France, Ireland Weigh Tighter Restrictions (3:35 a.m. HK)
The French government is considering earlier curfews in parts of four regions on Jan. 2, Health Minister Olivier Veran said on France 2 television Tuesday Curfew may be brought forward to 6 p.m. from 8 p.m. in areas where hospitals are full, the minister said.
Meanwhile, Ireland’s government will meet on Wednesday to weigh tighter restrictions to limit the virus’s spread, Health Minister Stephen Donnelly told RTE Radio. New restrictions may include closing non-essential stores and further restricting house visits, he said.
And Denmark is extending a lockdown imposed before Christmas to fight the spread of the pandemic, which the government says is now more dangerous than during the spring. Shops, restaurants, gyms and schools will stay closed until Jan. 17, two weeks longer than initially planned, Prime Minister Mette Frederiksen said in Copenhagen on Tuesday.
EU to Get More Pfizer Vaccine Doses (11:20 p.m. HK)
The European Union will take an additional 100 million doses of the vaccine developed by BioNTech and Pfizer, Commission President Ursula von der Leyen said in a tweet. That will bring the union’s total to 300 million.
Fauci Says U.S. Lags in Vaccination Levels (8:48 p.m. HK)

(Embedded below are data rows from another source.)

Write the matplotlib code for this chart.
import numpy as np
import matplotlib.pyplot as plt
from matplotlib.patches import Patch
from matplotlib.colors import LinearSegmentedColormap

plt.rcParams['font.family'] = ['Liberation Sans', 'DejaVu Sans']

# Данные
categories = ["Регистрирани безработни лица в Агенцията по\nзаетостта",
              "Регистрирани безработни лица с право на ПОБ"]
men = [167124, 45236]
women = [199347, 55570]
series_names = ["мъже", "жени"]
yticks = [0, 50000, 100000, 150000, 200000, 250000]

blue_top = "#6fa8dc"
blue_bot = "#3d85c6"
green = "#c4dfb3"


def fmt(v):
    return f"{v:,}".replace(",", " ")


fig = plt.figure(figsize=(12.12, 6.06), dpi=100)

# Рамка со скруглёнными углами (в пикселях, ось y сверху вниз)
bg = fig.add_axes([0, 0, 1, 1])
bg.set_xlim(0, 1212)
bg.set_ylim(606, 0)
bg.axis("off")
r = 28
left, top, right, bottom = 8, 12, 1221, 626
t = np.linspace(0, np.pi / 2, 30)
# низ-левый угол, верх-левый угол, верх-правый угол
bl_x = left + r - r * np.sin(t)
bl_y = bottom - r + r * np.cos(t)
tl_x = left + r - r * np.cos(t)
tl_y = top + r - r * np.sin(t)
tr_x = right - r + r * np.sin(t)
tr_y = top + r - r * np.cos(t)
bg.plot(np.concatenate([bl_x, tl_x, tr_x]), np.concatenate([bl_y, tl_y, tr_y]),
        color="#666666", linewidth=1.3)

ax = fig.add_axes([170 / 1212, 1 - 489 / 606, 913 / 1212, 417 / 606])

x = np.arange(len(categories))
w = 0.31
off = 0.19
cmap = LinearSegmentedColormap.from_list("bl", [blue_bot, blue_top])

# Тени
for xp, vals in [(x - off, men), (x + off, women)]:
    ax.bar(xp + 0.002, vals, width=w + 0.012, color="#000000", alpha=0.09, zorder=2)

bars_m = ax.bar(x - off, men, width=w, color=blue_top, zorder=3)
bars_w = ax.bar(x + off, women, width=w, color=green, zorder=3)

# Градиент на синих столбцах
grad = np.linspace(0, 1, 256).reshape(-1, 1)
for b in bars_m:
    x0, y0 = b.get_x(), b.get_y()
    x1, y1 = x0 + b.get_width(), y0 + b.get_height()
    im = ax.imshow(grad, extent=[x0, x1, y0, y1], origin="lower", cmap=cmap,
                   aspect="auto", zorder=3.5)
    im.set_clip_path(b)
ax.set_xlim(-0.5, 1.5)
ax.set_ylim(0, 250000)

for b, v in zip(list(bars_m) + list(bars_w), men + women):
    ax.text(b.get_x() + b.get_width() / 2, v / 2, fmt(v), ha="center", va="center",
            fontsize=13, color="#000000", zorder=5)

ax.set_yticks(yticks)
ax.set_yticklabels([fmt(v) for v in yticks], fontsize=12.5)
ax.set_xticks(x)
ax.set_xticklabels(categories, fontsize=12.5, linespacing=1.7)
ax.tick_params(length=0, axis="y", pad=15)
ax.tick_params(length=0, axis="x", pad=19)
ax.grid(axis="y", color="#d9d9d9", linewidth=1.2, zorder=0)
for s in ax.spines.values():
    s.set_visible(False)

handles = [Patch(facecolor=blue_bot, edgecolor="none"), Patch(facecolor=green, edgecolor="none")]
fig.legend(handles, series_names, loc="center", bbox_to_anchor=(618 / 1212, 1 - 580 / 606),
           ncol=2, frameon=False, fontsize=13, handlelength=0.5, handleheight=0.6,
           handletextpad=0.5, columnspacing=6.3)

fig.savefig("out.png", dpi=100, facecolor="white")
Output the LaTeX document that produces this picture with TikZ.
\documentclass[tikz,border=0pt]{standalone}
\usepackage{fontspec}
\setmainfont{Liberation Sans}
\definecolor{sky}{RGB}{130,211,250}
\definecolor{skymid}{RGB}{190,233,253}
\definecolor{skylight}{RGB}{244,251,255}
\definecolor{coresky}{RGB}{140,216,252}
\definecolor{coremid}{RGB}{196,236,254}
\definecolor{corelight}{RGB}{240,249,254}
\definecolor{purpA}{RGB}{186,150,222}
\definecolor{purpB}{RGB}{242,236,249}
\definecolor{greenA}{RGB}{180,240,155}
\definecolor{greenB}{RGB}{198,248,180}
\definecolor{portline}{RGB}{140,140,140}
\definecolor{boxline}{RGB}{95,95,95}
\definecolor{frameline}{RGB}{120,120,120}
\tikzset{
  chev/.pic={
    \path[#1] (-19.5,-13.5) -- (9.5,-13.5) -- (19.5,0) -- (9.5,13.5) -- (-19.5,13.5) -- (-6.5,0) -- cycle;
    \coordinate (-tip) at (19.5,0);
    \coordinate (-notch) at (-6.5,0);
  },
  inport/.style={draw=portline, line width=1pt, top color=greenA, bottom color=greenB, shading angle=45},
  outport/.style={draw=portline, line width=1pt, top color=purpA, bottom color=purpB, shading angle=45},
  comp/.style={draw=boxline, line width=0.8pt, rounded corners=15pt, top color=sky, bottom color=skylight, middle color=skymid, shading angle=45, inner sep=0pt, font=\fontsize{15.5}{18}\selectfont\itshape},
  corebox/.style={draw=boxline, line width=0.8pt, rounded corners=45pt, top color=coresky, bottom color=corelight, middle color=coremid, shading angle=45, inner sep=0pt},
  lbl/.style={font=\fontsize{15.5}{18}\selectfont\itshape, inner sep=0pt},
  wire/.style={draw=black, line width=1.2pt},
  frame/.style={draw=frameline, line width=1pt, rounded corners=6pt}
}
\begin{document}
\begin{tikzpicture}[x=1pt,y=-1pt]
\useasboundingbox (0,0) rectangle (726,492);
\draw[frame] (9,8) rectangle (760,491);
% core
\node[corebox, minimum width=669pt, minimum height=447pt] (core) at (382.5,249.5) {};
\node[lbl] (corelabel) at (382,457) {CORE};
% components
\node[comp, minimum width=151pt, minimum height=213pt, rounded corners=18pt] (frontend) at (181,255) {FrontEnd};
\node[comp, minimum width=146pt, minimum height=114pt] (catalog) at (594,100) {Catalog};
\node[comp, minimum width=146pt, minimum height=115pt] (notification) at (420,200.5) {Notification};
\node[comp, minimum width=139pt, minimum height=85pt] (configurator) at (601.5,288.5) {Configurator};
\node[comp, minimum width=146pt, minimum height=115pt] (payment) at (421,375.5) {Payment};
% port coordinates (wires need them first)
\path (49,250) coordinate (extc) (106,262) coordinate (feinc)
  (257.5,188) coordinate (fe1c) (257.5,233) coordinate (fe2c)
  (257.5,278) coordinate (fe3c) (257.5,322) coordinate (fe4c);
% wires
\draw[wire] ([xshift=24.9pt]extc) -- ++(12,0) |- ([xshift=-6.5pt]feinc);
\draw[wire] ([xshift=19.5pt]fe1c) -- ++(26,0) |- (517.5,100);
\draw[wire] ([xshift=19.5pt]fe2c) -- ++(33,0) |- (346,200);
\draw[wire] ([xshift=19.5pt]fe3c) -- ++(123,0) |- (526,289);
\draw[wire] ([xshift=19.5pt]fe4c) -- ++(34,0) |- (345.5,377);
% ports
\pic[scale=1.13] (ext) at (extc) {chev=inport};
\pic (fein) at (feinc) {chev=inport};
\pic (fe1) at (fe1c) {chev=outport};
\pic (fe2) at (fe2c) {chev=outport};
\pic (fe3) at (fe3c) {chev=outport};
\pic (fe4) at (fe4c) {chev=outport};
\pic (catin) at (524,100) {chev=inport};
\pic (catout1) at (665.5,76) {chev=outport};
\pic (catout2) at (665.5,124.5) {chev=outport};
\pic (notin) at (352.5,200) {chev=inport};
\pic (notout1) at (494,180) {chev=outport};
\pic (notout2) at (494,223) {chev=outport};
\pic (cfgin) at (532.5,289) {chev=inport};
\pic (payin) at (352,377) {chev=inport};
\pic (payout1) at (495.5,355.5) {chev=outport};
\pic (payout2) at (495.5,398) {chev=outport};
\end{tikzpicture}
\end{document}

Fauci, director of the National Institute of Allergy and Infectious Diseases, said officials had hoped to have more people immunized by now. “We certainly are not at the numbers that we wanted to be at the end of December,” he told CNN. “I believe that as we get into January we are going to see an increase in the momentum, which I hope allows us to catch up to the projected pace.”
Moncef Slaoui, the Operation Warp Speed science officer, said on a call just prior to Christmas that shots weren’t getting into people’s arms as quickly as he’d thought. About 1 million doses had been administered as of Dec. 23, according to data from the Centers for Disease Control and Prevention, trailing the pace of distribution.